TASK BRIEF — Scan the data below. Pull out each line where "this" occurs.

DATASET RECORDS —
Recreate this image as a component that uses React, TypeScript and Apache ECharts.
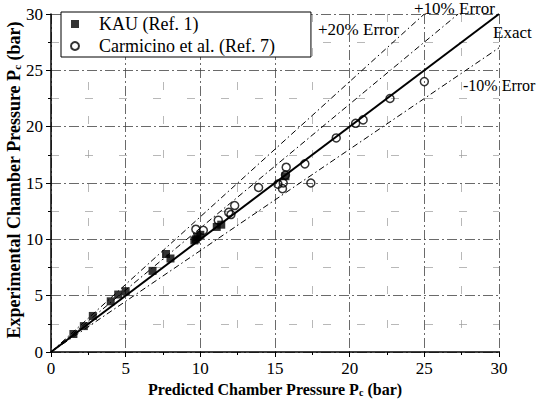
==
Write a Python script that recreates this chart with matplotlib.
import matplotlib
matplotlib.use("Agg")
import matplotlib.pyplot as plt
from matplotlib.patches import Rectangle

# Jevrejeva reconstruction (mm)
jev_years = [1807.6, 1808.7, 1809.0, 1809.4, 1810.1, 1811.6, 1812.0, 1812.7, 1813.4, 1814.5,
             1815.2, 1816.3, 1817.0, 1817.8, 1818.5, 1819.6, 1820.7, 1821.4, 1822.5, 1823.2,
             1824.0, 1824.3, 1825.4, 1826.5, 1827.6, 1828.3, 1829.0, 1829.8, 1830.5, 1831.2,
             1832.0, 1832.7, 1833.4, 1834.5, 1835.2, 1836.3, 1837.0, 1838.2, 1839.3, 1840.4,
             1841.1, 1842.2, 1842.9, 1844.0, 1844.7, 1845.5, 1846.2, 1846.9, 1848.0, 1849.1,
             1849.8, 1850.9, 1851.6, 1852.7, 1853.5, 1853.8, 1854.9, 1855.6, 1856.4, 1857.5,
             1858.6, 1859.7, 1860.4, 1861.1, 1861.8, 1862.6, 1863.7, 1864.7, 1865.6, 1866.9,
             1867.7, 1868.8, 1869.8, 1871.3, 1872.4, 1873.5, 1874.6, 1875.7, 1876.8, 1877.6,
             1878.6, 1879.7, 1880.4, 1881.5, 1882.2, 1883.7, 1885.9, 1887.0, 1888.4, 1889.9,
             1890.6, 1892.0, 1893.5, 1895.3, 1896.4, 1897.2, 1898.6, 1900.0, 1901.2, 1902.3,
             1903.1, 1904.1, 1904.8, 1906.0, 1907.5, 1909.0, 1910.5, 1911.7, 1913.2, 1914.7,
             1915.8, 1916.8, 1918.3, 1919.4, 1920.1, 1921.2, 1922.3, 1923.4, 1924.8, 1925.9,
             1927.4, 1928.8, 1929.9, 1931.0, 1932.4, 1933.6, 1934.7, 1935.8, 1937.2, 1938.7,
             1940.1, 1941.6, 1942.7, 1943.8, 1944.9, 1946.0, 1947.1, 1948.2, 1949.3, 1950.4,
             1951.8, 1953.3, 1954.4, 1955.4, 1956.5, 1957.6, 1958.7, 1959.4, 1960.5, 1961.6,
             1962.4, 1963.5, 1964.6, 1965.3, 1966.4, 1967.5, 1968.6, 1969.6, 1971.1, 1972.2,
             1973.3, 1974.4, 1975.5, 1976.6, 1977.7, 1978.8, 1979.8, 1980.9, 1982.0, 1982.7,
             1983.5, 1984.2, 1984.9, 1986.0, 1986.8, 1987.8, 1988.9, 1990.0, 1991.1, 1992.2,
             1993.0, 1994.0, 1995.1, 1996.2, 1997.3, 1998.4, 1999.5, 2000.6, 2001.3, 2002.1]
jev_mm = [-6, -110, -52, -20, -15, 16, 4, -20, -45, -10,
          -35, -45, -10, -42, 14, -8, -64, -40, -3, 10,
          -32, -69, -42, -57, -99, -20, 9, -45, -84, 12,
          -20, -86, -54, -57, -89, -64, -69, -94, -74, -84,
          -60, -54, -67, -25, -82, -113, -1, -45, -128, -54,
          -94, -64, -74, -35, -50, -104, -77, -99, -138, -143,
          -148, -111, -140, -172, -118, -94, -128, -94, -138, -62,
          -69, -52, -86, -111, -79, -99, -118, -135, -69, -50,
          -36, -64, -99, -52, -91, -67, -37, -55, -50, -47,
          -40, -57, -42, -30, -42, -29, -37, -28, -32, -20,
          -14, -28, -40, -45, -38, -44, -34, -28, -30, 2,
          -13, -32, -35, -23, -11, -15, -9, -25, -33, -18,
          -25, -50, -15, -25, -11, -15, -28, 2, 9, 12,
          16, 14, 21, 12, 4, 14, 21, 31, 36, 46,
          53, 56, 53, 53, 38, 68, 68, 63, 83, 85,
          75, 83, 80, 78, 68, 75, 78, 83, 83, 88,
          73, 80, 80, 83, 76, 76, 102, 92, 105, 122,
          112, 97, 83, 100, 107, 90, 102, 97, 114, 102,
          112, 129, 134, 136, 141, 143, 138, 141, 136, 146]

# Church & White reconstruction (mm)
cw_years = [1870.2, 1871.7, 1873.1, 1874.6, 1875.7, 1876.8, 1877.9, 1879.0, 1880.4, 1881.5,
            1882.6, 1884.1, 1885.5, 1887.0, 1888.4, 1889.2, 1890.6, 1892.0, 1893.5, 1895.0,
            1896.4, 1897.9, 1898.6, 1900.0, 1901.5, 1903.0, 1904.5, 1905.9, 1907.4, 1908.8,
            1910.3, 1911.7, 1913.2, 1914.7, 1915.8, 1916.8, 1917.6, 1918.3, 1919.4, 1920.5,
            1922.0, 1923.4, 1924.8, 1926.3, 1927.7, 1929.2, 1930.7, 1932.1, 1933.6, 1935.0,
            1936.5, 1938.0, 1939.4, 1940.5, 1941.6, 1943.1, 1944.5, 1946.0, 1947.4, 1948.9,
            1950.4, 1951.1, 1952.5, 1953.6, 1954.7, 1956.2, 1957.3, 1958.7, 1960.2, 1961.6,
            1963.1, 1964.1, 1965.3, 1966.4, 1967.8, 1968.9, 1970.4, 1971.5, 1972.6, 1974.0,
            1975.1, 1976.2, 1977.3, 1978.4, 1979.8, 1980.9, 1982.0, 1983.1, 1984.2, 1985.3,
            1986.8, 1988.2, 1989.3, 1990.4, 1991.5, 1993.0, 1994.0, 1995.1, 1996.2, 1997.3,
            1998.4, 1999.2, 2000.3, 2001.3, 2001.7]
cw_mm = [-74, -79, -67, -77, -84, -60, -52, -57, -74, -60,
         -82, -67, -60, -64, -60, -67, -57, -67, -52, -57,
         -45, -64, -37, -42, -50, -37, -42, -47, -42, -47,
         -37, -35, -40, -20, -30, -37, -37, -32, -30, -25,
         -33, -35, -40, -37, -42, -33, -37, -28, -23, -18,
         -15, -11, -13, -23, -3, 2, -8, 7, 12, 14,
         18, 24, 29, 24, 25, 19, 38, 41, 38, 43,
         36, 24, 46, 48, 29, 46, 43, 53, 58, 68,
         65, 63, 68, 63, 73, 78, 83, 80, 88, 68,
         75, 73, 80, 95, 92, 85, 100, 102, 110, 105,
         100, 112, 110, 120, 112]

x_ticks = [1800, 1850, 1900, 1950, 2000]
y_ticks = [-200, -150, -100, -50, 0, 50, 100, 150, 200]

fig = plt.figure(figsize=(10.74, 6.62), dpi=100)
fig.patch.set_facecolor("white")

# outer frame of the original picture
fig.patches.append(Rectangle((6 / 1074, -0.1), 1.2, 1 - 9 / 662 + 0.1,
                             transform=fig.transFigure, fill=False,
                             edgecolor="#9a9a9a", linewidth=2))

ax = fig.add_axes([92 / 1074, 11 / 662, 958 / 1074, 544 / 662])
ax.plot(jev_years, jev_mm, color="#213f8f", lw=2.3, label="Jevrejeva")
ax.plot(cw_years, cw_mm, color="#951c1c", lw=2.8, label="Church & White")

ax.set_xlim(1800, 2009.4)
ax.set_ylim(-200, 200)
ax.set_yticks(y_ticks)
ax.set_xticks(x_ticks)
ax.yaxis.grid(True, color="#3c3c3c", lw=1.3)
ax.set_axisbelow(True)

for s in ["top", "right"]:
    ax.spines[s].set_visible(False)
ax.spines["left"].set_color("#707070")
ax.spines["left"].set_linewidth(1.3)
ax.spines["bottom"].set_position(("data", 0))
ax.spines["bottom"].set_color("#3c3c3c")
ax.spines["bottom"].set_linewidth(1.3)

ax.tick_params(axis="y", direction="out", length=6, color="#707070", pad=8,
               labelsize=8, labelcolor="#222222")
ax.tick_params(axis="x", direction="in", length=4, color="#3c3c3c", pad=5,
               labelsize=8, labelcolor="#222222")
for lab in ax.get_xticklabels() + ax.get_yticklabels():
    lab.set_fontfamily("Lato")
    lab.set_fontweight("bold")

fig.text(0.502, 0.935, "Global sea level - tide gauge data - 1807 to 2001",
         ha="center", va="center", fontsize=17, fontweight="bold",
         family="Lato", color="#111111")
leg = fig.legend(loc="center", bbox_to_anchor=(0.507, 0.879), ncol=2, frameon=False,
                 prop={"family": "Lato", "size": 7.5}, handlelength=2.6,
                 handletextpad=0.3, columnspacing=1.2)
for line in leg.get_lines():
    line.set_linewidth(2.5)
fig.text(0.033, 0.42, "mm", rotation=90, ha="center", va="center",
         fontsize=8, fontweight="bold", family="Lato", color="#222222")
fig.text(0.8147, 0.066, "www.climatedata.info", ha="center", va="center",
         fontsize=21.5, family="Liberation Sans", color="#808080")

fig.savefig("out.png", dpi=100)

WRITTEN SOLUTION —
Recreate this image as a component that uses React, TypeScript and Apache ECharts.
Write a Python script that recreates this chart with matplotlib.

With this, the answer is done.